Le 2 février, nous avons rendu public notre rapport sur l'application des lois relatives à la parité depuis les dernières élections locales. Il y a une parité quantitative dans la quasi-totalité des assemblées, sauf à l'Assemblée nationale et au Sénat, mais ce n'est pour le moment qu'un partage des places et non un partage du pouvoir. Les progrès réalisés montrent que c'est avant tout la voie législative qui permet d'avancer. Il ne faut donc pas hésiter à légiférer dans ce domaine.

Les freins à l'entrée des femmes en politique sont également liés aux préjugés sexistes dont elles sont l'objet. Vous avez pointé du doigt ce problème en faisant tout un travail à l'Assemblée nationale pour montrer que les femmes sont à leur place dans cette institution, alors que ces préjugés sont un moyen très efficace pour signifier qu'elles sont illégitimes en politique.
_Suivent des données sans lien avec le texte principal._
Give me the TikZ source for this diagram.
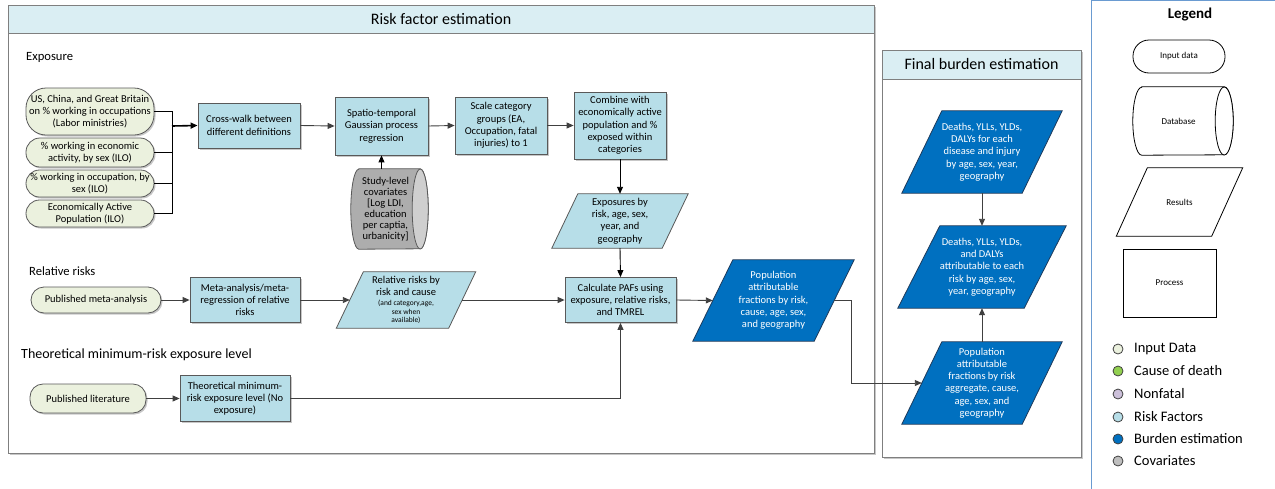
\documentclass[tikz,border=0pt]{standalone}
\usepackage{fontspec}
\setmainfont{Carlito}
\usetikzlibrary{arrows.meta,shapes.geometric,shapes.misc,calc,shadows}

\definecolor{inputfill}{HTML}{EBF1DE}
\definecolor{rfill}{HTML}{B7DEE8}
\definecolor{hdrfill}{HTML}{DAEEF3}
\definecolor{dblue}{HTML}{0070C0}
\definecolor{dblueedge}{HTML}{1F3B5C}
\definecolor{edge}{HTML}{595959}
\definecolor{conn}{HTML}{404040}
\definecolor{framegray}{HTML}{7F7F7F}
\definecolor{legblue}{HTML}{6A9BD1}
\definecolor{codgreen}{HTML}{92D050}
\definecolor{nonfatal}{HTML}{CCC0DA}
\definecolor{covgray}{HTML}{BFBFBF}
\definecolor{cylbody}{HTML}{ADADAD}
\definecolor{cylend}{HTML}{CFCFCF}

\pgfdeclarelayer{frames}
\pgfdeclarelayer{slanted}
\pgfsetlayers{frames,slanted,main}

\newcommand\boxfont{\fontsize{10.5}{12.3}\selectfont}
\newcommand\smallnote{\fontsize{7.5}{8.5}\selectfont}

\tikzset{
  every node/.style={font=\boxfont, align=center, inner sep=0pt},
  softshadow/.style={drop shadow={shadow xshift=1.5pt, shadow yshift=-1.5pt, fill=black, opacity=0.22}},
  procbox/.style={rectangle, draw=edge, fill=rfill, line width=0.8pt, softshadow},
  inputbox/.style={rectangle, rounded corners=#1, draw=edge, fill=inputfill, line width=0.8pt, softshadow},
  inputbox/.default=13,
  holder/.style={rectangle, draw=none},
  frame/.style={rectangle, draw=framegray, fill=white, line width=1pt, softshadow},
  header/.style={rectangle, draw=framegray, fill=hdrfill, line width=1pt, font=\fontsize{16}{18}\selectfont},
  section/.style={anchor=west, font=\fontsize{12.6}{14}\selectfont},
  arr/.style={draw=conn, line width=0.9pt, -{Triangle[length=7pt,width=6pt]}},
  link/.style={draw=black, line width=0.9pt},
  legshape/.style={draw=black, fill=white, line width=0.8pt, font=\fontsize{9}{10}\selectfont},
  keydot/.style={circle, draw=conn, line width=0.8pt, minimum size=10pt},
  keytext/.style={anchor=west, font=\fontsize{14.5}{16}\selectfont},
}

% parallelogram behind a named holder node: node, slant, fill, border
\newcommand\slantbox[4]{%
  \begin{pgfonlayer}{slanted}
    \fill[black, opacity=0.22, xshift=1.5pt, yshift=-1.5pt]
      ($(#1.north west)+(#2/2,0)$) -- ($(#1.north east)+(#2/2,0)$) --
      ($(#1.south east)-(#2/2,0)$) -- ($(#1.south west)-(#2/2,0)$) -- cycle;
    \draw[fill=#3, draw=#4, line width=0.8pt]
      ($(#1.north west)+(#2/2,0)$) -- ($(#1.north east)+(#2/2,0)$) --
      ($(#1.south east)-(#2/2,0)$) -- ($(#1.south west)-(#2/2,0)$) -- cycle;
  \end{pgfonlayer}}

% lying drum (database symbol) behind a holder node whose east side is the
% centre of the end ellipse: node, x radius, half height, body fill, end fill, border, shadow opacity
\newcommand\drumbox[7]{%
  \begin{pgfonlayer}{slanted}
    \fill[black, opacity=#7, xshift=1.5pt, yshift=-1.5pt]
      ($(#1.north west)+(#2,0)$) -- (#1.north east)
      arc[start angle=-90, end angle=90, x radius=#2, y radius=#3]
      -- ($(#1.south west)+(#2,0)$)
      arc[start angle=90, end angle=270, x radius=#2, y radius=#3] -- cycle;
    \draw[fill=#4, draw=#6, line width=0.8pt]
      ($(#1.north west)+(#2,0)$) -- (#1.north east)
      arc[start angle=-90, end angle=90, x radius=#2, y radius=#3]
      -- ($(#1.south west)+(#2,0)$)
      arc[start angle=90, end angle=270, x radius=#2, y radius=#3] -- cycle;
    \draw[fill=#5, draw=#6, line width=0.8pt]
      (#1.east) ellipse[x radius=#2, y radius=#3];
  \end{pgfonlayer}}

\begin{document}
\begin{tikzpicture}[x=1pt,y=-1pt]
\useasboundingbox (0,0) rectangle (1275,488);

% ---------- frames ----------
\begin{pgfonlayer}{frames}
  \node[frame, minimum width=866, minimum height=448] (rfe) at (441,229) {};
  \node[header, minimum width=866, minimum height=28] (rfeh) at (441,19) {Risk factor estimation};
  \node[frame, minimum width=199, minimum height=407] (fbe) at (981.5,253.5) {};
  \node[header, minimum width=199, minimum height=29] (fbeh) at (981.5,64.5) {Final burden estimation};
  \draw[draw=legblue, line width=0.8pt] (1091,0.6) rectangle (1290,500);
\end{pgfonlayer}

% ---------- section labels ----------
\node[section] (lexp) at (26,57) {Exposure};
\node[section] (lrr) at (29,271) {Relative risks};
\node[section, font=\fontsize{14}{16}\selectfont] (ltm) at (21,355) {Theoretical minimum-risk exposure level};

% ---------- exposure inputs ----------
\node[inputbox=20, minimum width=128, minimum height=47] (in1) at (90,111.5)
  {US, China, and Great Britain\\on \% working in occupations\\(Labor ministries)};
\node[inputbox=14, minimum width=128, minimum height=29] (in2) at (90,152.5)
  {\% working in economic\\activity, by sex (ILO)};
\node[inputbox=13.5, minimum width=128, minimum height=27] (in3) at (90,183.5)
  {\% working in occupation, by\\sex (ILO)};
\node[inputbox=13.5, minimum width=128, minimum height=27] (in4) at (90,213.5)
  {Economically Active\\Population (ILO)};

% ---------- exposure processing ----------
\node[procbox, minimum width=102, minimum height=45] (cw) at (249,125.5)
  {Cross-walk between\\different definitions};
\node[procbox, minimum width=93, minimum height=58] (sp) at (381.5,126)
  {Spatio-temporal\\Gaussian process\\regression};
\node[procbox, minimum width=92, minimum height=57] (sc) at (501,125.5)
  {Scale category\\groups (EA,\\Occupation, fatal\\injuries) to 1};
\node[procbox, minimum width=92, minimum height=67] (cb) at (620,125.5)
  {Combine with\\economically active\\population and \%\\exposed within\\categories};

\node[holder, minimum width=69, minimum height=80, font=\fontsize{10.5}{11}\selectfont] (cov) at (385.5,209)
  {Study-level\\covariates\\{[}Log LDI,\\education\\per captia,\\urbanicity{]}};
\drumbox{cov}{8}{40}{cylbody}{cylend}{edge}{0.22}

\node[holder, minimum width=110, minimum height=54] (exp) at (620,221)
  {Exposures by\\risk, age, sex,\\year, and\\geography};

% ---------- relative risks ----------
\node[inputbox, minimum width=130, minimum height=26] (pubmeta) at (96,300)
  {Published meta-analysis};
\node[procbox, minimum width=110, minimum height=45] (meta) at (245,300)
  {Meta-analysis/meta-\\regression of relative\\risks};
\node[holder, minimum width=112, minimum height=56] (rr) at (406,300)
  {Relative risks by\\risk and cause\\[-2.5pt]{\smallnote (and category,age,}\\[-3.5pt]{\smallnote sex when}\\[-3.5pt]{\smallnote available)}};

\node[procbox, minimum width=111, minimum height=45] (calc) at (620.5,300)
  {Calculate PAFs using\\exposure, relative risks,\\and TMREL};
\node[holder, minimum width=121, minimum height=81, text=white] (paf) at (773.5,300.5)
  {Population\\attributable\\fractions by risk,\\cause, age, sex,\\and geography};

% ---------- TMREL ----------
\node[inputbox, minimum width=116, minimum height=29] (publit) at (88,398.5)
  {Published literature};
\node[procbox, minimum width=110, minimum height=46] (tm) at (235,398.5)
  {Theoretical minimum-\\risk exposure level (No\\exposure)};

% ---------- final burden ----------
\node[holder, minimum width=120, minimum height=82, text=white] (d1) at (982,152)
  {Deaths, YLLs, YLDs,\\DALYs for each\\disease and injury\\by age, sex, year,\\geography};
\node[holder, minimum width=126, minimum height=82, text=white] (d2) at (982,267)
  {Deaths, YLLs, YLDs,\\and DALYs\\attributable to each\\risk by age, sex,\\year, geography};
\node[holder, minimum width=120, minimum height=82, text=white] (pafagg) at (982,383)
  {Population\\attributable\\fractions by risk\\aggregate, cause,\\age, sex, and\\geography};

\slantbox{exp}{26}{rfill}{edge}
\slantbox{rr}{27}{rfill}{edge}
\slantbox{paf}{40}{dblue}{dblueedge}
\slantbox{d1}{40}{dblue}{dblueedge}
\slantbox{d2}{42}{dblue}{dblueedge}
\slantbox{pafagg}{40}{dblue}{dblueedge}

% ---------- connectors ----------
\coordinate (bus) at (172,126);
\draw[link] (in1.east) -| (bus);
\draw[link] (in2.east) -- (in2.east -| bus);
\draw[link] (in3.east) -- (in3.east -| bus);
\draw[link] (in4.east) -| (bus);
\draw[arr, draw=black, line width=1.6pt] (bus) -- (cw.west);

\draw[arr] (cw.east) -- (sp.west);
\draw[arr] (sp.east) -- (sc.west);
\draw[arr] (sc.east) -- (cb.west);
\draw[arr, draw=black] (cb.south) -- (exp.north);
\draw[arr, draw=black] (exp.south) -- (calc.north);
\draw[arr, draw=black] (sp.south |- cov.north) -- (sp.south);

\draw[arr] (pubmeta.east) -- (meta.west);
\draw[arr] (meta.east) -- (rr.west);
\draw[arr] (rr.east) -- (calc.west);
\draw[arr] (calc.east) -- (paf.west);

\draw[arr] (publit.east) -- (tm.west);
\draw[arr] (tm.east) -| (calc.south);

\draw[arr] (paf.east) -- ++(17,0) |- (pafagg.west);
\draw[arr] (d1.south) -- (d2.north);
\draw[arr] (pafagg.north) -- (d2.south);

% ---------- legend ----------
\node[font=\bfseries\fontsize{15}{17}\selectfont] (legt) at (1190,15) {Legend};
\node[legshape, rectangle, rounded corners=16, minimum width=92, minimum height=33] (lgin) at (1179,56.5) {Input data};
\node[holder, minimum width=91, minimum height=68, font=\fontsize{9}{10}\selectfont] (lgdb) at (1178.5,121) {Database};
\drumbox{lgdb}{9}{34}{white}{white}{black}{0}
\node[holder, minimum width=95, minimum height=68, font=\fontsize{9}{10}\selectfont] (lgres) at (1179.5,202) {Results};
\slantbox{lgres}{31}{white}{black}
\node[legshape, rectangle, minimum width=93, minimum height=68] (lgproc) at (1169.5,283) {Process};

\node[keydot, fill=inputfill] (k1) at (1118,349) {};
\node[keydot, fill=codgreen] (k2) at (1118,371) {};
\node[keydot, fill=nonfatal] (k3) at (1118,394) {};
\node[keydot, fill=rfill] (k4) at (1118,417) {};
\node[keydot, fill=dblue] (k5) at (1118,439) {};
\node[keydot, fill=covgray] (k6) at (1118,461) {};
\node[keytext] (k1t) at (1134,349) {Input Data};
\node[keytext] (k2t) at (1134,371) {Cause of death};
\node[keytext] (k3t) at (1134,394) {Nonfatal};
\node[keytext] (k4t) at (1134,417) {Risk Factors};
\node[keytext] (k5t) at (1134,439) {Burden estimation};
\node[keytext] (k6t) at (1134,461) {Covariates};

\end{tikzpicture}
\end{document}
Monsieur le président, vous avez pris à bras-le-corps cette problématique soulevée notamment par le collectif Chair collaboratrice.

Rendre vivante la convention du HCE est la première étape d'une démarche qui va prendre du temps, qui va exiger du travail de sensibilisation en interne et une volonté affichée au plus haut niveau. Le travail entrepris ici depuis plusieurs semaines est un gage de réussite à long terme. J'en profite pour remercier de leur présence le secrétaire général de l'Assemblée nationale ainsi que des responsables de la communication. C'est un travail à poursuivre au-delà de cette législature.
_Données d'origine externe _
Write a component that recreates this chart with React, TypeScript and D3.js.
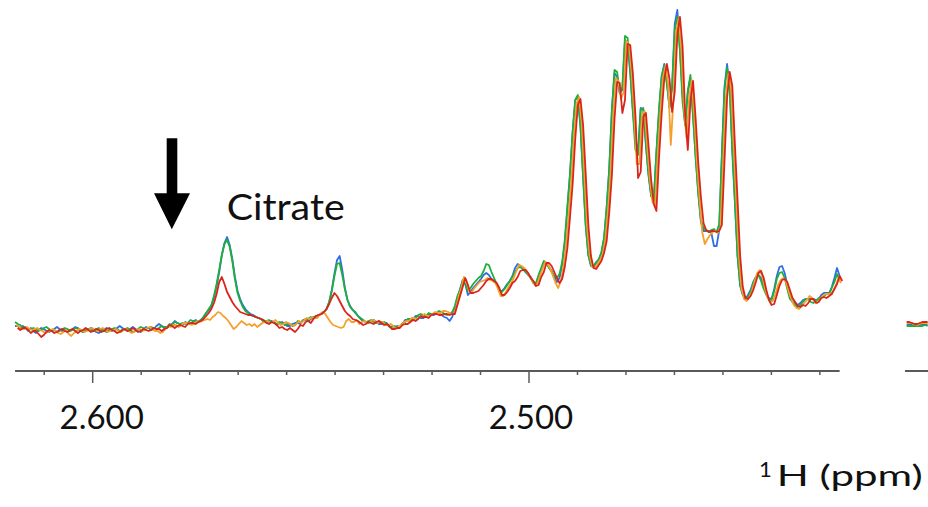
import React from 'react';
import * as d3 from 'd3';

// Acquisition grid of the spectrum (ppm of first point, ppm step)
const PPM_START = 2.6178;
const PPM_STEP = -0.0006;

// Shared spectral envelope (a.u.), one value per grid point
const envelope = [
  4,3,3,2,2,1,1,0,0,0,
  0,0,0,0,0,0,0,0,0,0,
  0,0,0,0,0,0,0,0,0,0,
  0,0,0,0,0,0,0,0,0,0,
  0,0,0,0,0,0,0,0,0,0,
  1,1,1,1,2,2,2,2,3,3,
  3,4,4,5,5,6,6,7,7,8,
  8,8,8,8,8,8,8,8,8,8,
  8,9,9,9,9,9,9,9,9,9,
  9,9,9,9,9,8,8,8,8,8,
  6,6,6,6,6,5,5,5,7,7,
  9,9,9,12,12,12,12,12,12,12,
  12,12,12,12,12,11,11,11,9,9,
  9,8,8,8,8,8,8,8,8,8,
  7,6,5,4,3,2,3,4,6,8,
  9,10,11,12,13,13,14,14,15,15,
  16,16,17,17,16,16,15,16,23,32,
  40,50,48,39,40,43,45,47,49,52,
  56,55,52,49,45,40,39,41,44,47,
  51,57,62,62,61,59,55,52,48,47,
  54,60,68,67,63,58,53,50,53,64,
  85,118,152,195,228,233,205,155,105,75,
  64,64,67,70,77,90,120,158,215,254,
  252,235,240,290,288,260,222,172,170,218,
  220,186,154,132,127,175,218,252,264,248,
  220,242,300,316,285,230,200,235,252,213,
  170,135,108,100,99,98,99,99,98,105,
  170,235,260,245,185,132,77,45,35,32,
  34,38,45,52,55,50,40,33,30,30,
  38,48,55,57,52,42,33,28,26,26,
  27,28,30,32,31,29,29,31,33,34,
  35,36,40,44,50,46,
];

// Per-sample differences of each sample from the envelope (includes citrate signals)
const blueDelta = [
  0,1,-1,2,0,-2,1,-1,-3,0,
  2,1,-1,-2,0,1,3,1,-1,0,
  -2,-1,1,3,2,0,-2,-1,1,2,
  0,-2,-3,-1,1,2,1,-1,0,2,
  4,2,0,-1,1,3,1,-1,-2,0,
  2,1,-1,0,2,4,2,0,-1,1,
  3,5,3,1,0,2,1,-1,1,2,
  0,2,5,9,12,16,25,36,50,67,
  79,84,76,62,44,30,22,16,12,9,
  7,6,4,3,2,1,0,-1,1,0,
  -1,1,2,0,-2,-1,1,2,0,-1,
  1,2,0,-1,1,2,3,4,6,9,
  16,28,44,58,62,49,31,19,15,11,
  8,6,3,1,0,-1,1,2,0,-2,
  -1,1,2,0,-2,0,1,-1,0,2,
  1,-1,0,2,1,-1,-2,0,1,0,
  -1,1,0,-2,-3,-4,-6,-3,-2,0,
  1,0,-2,-4,-2,-1,0,1,2,3,
  1,0,-1,0,1,-1,0,1,2,2,
  3,5,4,2,0,-1,0,1,0,-1,
  0,1,0,-1,0,1,0,-2,-1,1,
  2,3,4,3,2,0,-2,-1,0,0,
  0,-1,0,1,0,1,2,4,6,3,
  1,2,0,0,-2,-3,-2,18,8,4,
  0,-2,0,2,3,2,0,1,2,0,
  2,0,6,4,-4,5,6,3,0,2,
  3,2,0,-1,0,1,-2,-15,-14,-5,
  5,8,6,-2,-6,-5,-3,-1,0,-1,
  1,2,3,1,0,2,4,3,2,1,
  3,6,8,7,5,3,2,0,1,-1,
  0,2,1,-1,0,2,1,0,2,3,
  2,1,3,8,12,8,
];

const greenDelta = [
  4,3,2,0,1,-1,0,2,1,-1,
  0,2,3,1,-1,0,-2,-1,1,2,
  1,-1,0,2,1,-1,-2,0,1,0,
  -1,1,2,0,-1,-2,0,1,2,1,
  -1,0,1,2,0,-2,-1,1,3,2,
  0,1,2,1,-1,0,2,1,0,3,
  2,4,3,1,2,0,1,3,2,1,
  0,2,5,9,13,17,26,38,52,67,
  78,81,74,60,42,28,20,14,10,8,
  6,5,4,3,2,0,1,2,0,-1,
  0,2,1,-1,0,1,-1,0,2,1,
  0,1,2,1,0,2,3,4,6,9,
  16,27,42,54,55,44,30,19,14,11,
  9,6,4,2,0,1,2,0,-1,1,
  0,2,1,-1,0,2,0,-1,1,0,
  2,1,-1,0,2,3,1,0,2,1,
  0,1,2,1,0,-1,1,2,1,2,
  0,-1,-2,0,2,3,4,5,5,7,
  10,10,6,3,1,0,-1,0,1,2,
  2,1,0,1,0,-1,1,0,-1,0,
  1,2,1,0,-1,0,1,2,3,4,
  5,6,4,3,2,2,-1,-2,-1,0,
  1,0,1,0,1,2,3,3,4,6,
  6,2,3,4,4,0,-4,8,5,3,
  2,0,2,2,2,3,3,2,0,-2,
  3,2,0,-3,-6,-2,4,4,3,0,
  2,1,2,2,1,0,1,2,0,1,
  3,4,2,-3,-5,-4,-3,0,1,0,
  -1,0,2,1,0,-1,1,2,1,0,
  1,3,2,1,0,-1,-2,0,-1,-3,
  -2,0,1,-1,-3,-2,0,1,-1,0,
  1,0,2,4,6,4,
];

const redDelta = [
  -2,-3,-1,0,-2,-4,-2,-1,-4,-7,
  -5,-2,0,-1,-3,-2,0,1,-1,-2,
  0,1,-1,-3,-1,0,2,0,-2,-1,
  1,0,-2,-1,1,2,0,-1,-3,-2,
  0,1,-1,0,2,0,-2,-1,1,0,
  -2,-1,1,0,-1,-3,-1,0,2,1,
  -1,0,1,-1,-2,0,1,0,-1,0,
  1,3,6,9,13,19,28,40,45,38,
  30,24,19,15,12,9,8,7,6,6,
  5,4,3,2,1,-1,-2,0,-1,-3,
  -4,-3,-5,-6,-4,-5,-7,-4,-2,-3,
  -1,0,-2,-1,2,3,4,6,9,14,
  20,25,22,17,12,8,5,3,2,1,
  0,-1,-3,-2,0,-1,-2,0,1,-1,
  -2,0,-1,-3,-2,0,-1,1,0,-2,
  -1,0,-2,-1,1,0,-1,-2,0,1,
  0,-1,-2,-1,0,-1,1,0,2,2,
  3,2,-3,-2,-3,-5,-6,-5,-4,-3,
  -5,-4,-3,-2,-3,-5,-4,-3,-2,0,
  -2,-4,-3,-2,-1,-2,-3,-3,-4,-2,
  -1,-2,-1,0,1,0,-1,-3,-2,-1,
  -3,-5,-6,-4,-3,-2,0,1,0,-1,
  -2,-3,-2,-1,0,-1,-2,-3,-4,-6,
  -5,-18,-10,-4,-3,-3,-8,-20,-12,-5,
  -3,-2,-4,-6,-8,-3,-2,-1,2,3,
  -2,-4,-5,-3,-2,-15,-20,-6,-3,-2,
  -3,-2,-1,0,-1,1,0,-1,1,0,
  -2,-3,-2,-1,0,-2,-3,-2,-3,-1,
  0,2,3,5,4,2,0,-3,-5,-4,
  -3,-4,-5,-6,-4,-2,-1,0,-2,-3,
  -2,-4,-3,-1,0,-2,-1,1,0,-2,
  -1,0,1,2,4,3,
];

const orangeDelta = [
  1,0,-2,-1,1,0,-1,1,2,0,
  -1,-3,-2,0,1,-1,-3,-4,-2,0,
  -4,-6,-3,-1,1,0,-2,-1,1,2,
  0,-1,1,2,0,-2,-1,0,1,-1,
  -2,0,1,-1,-3,-2,0,1,-1,0,
  1,2,0,-2,-3,-5,-4,-1,1,0,
  2,1,-1,0,2,1,0,-2,-1,1,
  0,1,2,3,2,5,7,10,9,6,
  4,0,-4,-8,-6,-3,0,-2,-4,-3,
  -5,-3,-6,-4,-2,0,1,-1,0,2,
  1,-1,0,2,1,0,-1,1,2,0,
  1,3,2,1,0,0,4,6,4,0,
  -4,-7,-8,-9,-10,-8,-2,0,-1,-1,
  1,-2,0,1,-1,0,2,1,-1,0,
  1,-1,0,2,1,-1,0,1,2,1,
  0,2,1,-1,0,1,2,0,-1,1,
  2,1,0,2,3,2,1,0,-1,2,
  2,3,1,-1,-2,-1,0,1,0,-2,
  -4,-5,-3,-2,-4,-6,-5,-3,-1,0,
  1,2,3,2,1,0,-1,-2,-3,-1,
  0,1,0,-1,-2,-4,-6,-8,-4,-1,
  0,-2,-3,-2,-1,0,1,0,-1,0,
  -1,-2,-1,0,-1,0,-1,-2,-1,-2,
  -3,-4,-2,-1,-2,-1,-4,-6,-4,-2,
  -1,-2,-3,-4,-3,-2,-1,0,0,-2,
  -35,-12,-3,-5,-4,-6,-8,-3,-2,-1,
  -2,-4,-10,-14,-8,-3,-1,0,-1,-2,
  -2,-3,-4,-2,0,-1,-2,-3,-4,-3,
  -1,1,3,5,5,3,1,-1,-2,-1,
  -2,-3,-5,-5,-4,-3,-2,-3,-4,-5,
  -3,-1,0,2,1,-1,-2,0,1,2,
  1,0,-1,0,2,1,
];

// Second (cut-off) panel on the right
const PANEL2_PPM_START = 2.415;
const panel2Blue = [5,5,5,4,4,5,5,5,5];
const panel2Green = [4,4,4,4,4,4,4,5,4];
const panel2Orange = [7,7,7,6,5,6,7,7,7];
const panel2Red = [8,8,7,6,6,7,8,8,8];

const seriesKeys = ['blue', 'green', 'orange', 'red'];
const seriesDeltas = { blue: blueDelta, green: greenDelta, orange: orangeDelta, red: redDelta };
const seriesPanel2 = { blue: panel2Blue, green: panel2Green, orange: panel2Orange, red: panel2Red };
// referencing offsets of each sample (ppm)
const seriesPpmOffset = { blue: 0, green: 0, orange: -0.0003, red: -0.0006 };
const seriesColors = { blue: '#2f6fe0', green: '#1fae3a', orange: '#f5a02a', red: '#d9261c' };

const majorTicks = [2.6, 2.5];
const majorTickLabels = ['2.600', '2.500'];
const minorTickStep = 0.1 / 9;
const minorTickIndex = d3.range(-1, 16);

const FONT = 'Lato, "Open Sans", sans-serif';

export default function App() {
  const width = 928;
  const height = 507;
  const axisY = 371;

  const x = d3.scaleLinear().domain([2.6, 2.5]).range([92.7, 529]);
  const x2 = d3.scaleLinear().domain([PANEL2_PPM_START, PANEL2_PPM_START - 0.01]).range([906.7, 950.3]);
  const y = d3.scaleLinear().domain([0, 320]).range([330, 10]);

  const n = envelope.length;
  const ppmEnd = PPM_START + (n - 1) * PPM_STEP;

  const makeLine = (key: string) => {
    const delta = (seriesDeltas as any)[key] as number[];
    const off = (seriesPpmOffset as any)[key] as number;
    const vals = envelope.map((e, i) => e + (delta[i] ?? 0));
    return d3
      .line<number>()
      .x((_, i) => x(PPM_START + i * PPM_STEP + off))
      .y((d) => y(d))(vals) as string;
  };

  const makeLine2 = (key: string) => {
    const vals = (seriesPanel2 as any)[key] as number[];
    return d3
      .line<number>()
      .x((_, i) => x2(PANEL2_PPM_START + i * PPM_STEP))
      .y((d) => y(d))(vals) as string;
  };

  const labelNudge = [9, 2];

  return (
    <svg
      width={width}
      height={height}
      style={{ position: 'absolute', left: 0, top: 0, background: '#fff' }}
      fontFamily={FONT}
    >
      <rect x={0} y={0} width={width} height={height} fill="#fff" />
      {/* spectra */}
      {seriesKeys.map((k) => (
        <path key={k} d={makeLine(k)} fill="none" stroke={(seriesColors as any)[k]} strokeWidth={1.8} strokeLinejoin="round" />
      ))}
      {seriesKeys.map((k) => (
        <path key={'p2' + k} d={makeLine2(k)} fill="none" stroke={(seriesColors as any)[k]} strokeWidth={1.8} strokeLinejoin="round" />
      ))}

      {/* main axis */}
      <line x1={x(PPM_START)} x2={x(ppmEnd)} y1={axisY} y2={axisY} stroke="#5a5a5a" strokeWidth={2} />
      {minorTickIndex.map((k) => {
        const t = 2.6 - k * minorTickStep;
        const isMajor = majorTicks.some((m) => Math.abs(m - t) < 1e-6);
        return (
          <line key={k} x1={x(t)} x2={x(t)} y1={axisY} y2={axisY + (isMajor ? 12 : 4)} stroke="#5a5a5a" strokeWidth={1.5} />
        );
      })}
      {majorTicks.map((t, i) => (
        <text key={t} x={x(t) + labelNudge[i]} y={429} textAnchor="middle" fontSize={33} fill="#111">
          {majorTickLabels[i]}
        </text>
      ))}

      {/* second panel axis fragment */}
      <line x1={x2(PANEL2_PPM_START + 0.0004)} x2={x2(PANEL2_PPM_START - 0.02)} y1={axisY} y2={axisY} stroke="#5a5a5a" strokeWidth={2} />

      {/* annotation */}
      <path d="M166.7,138.3 L177.3,138.3 L177.3,193.3 L190,193.3 L171.8,229.3 L154,193.3 L166.7,193.3 Z" fill="#000" />
      <text x={226.7} y={220} fontSize={37} fill="#111" textLength={118} lengthAdjust="spacingAndGlyphs">
        Citrate
      </text>

      {/* axis title */}
      <text x={759} y={477} fontSize={22} fill="#111">1</text>
      <text x={776.7} y={486} fontSize={29} fill="#111" textLength={146} lengthAdjust="spacingAndGlyphs">
        H (ppm)
      </text>
    </svg>
  );
}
Pour conclure, je me réjouis de voir que cette signature va avoir lieu en présence de jeunes féministes dont nous avons apprécié le talent, l'engagement et les méthodes terriblement modernes comparées aux nôtres. Nous avons besoin de vous comme vous avez besoin de nous. Il ne faut pas croire que vous allez inventer le monde à vous seules. On est encore là et on vous aidera autant qu'il le faudra ! (Sourires.) Il faut que l'égalité et la parité, qui sont des principes inscrits dans notre Constitution, deviennent des droits effectifs pour chacune des femmes vivant en France. Nous allons y travailler ensemble. (Applaudissements.)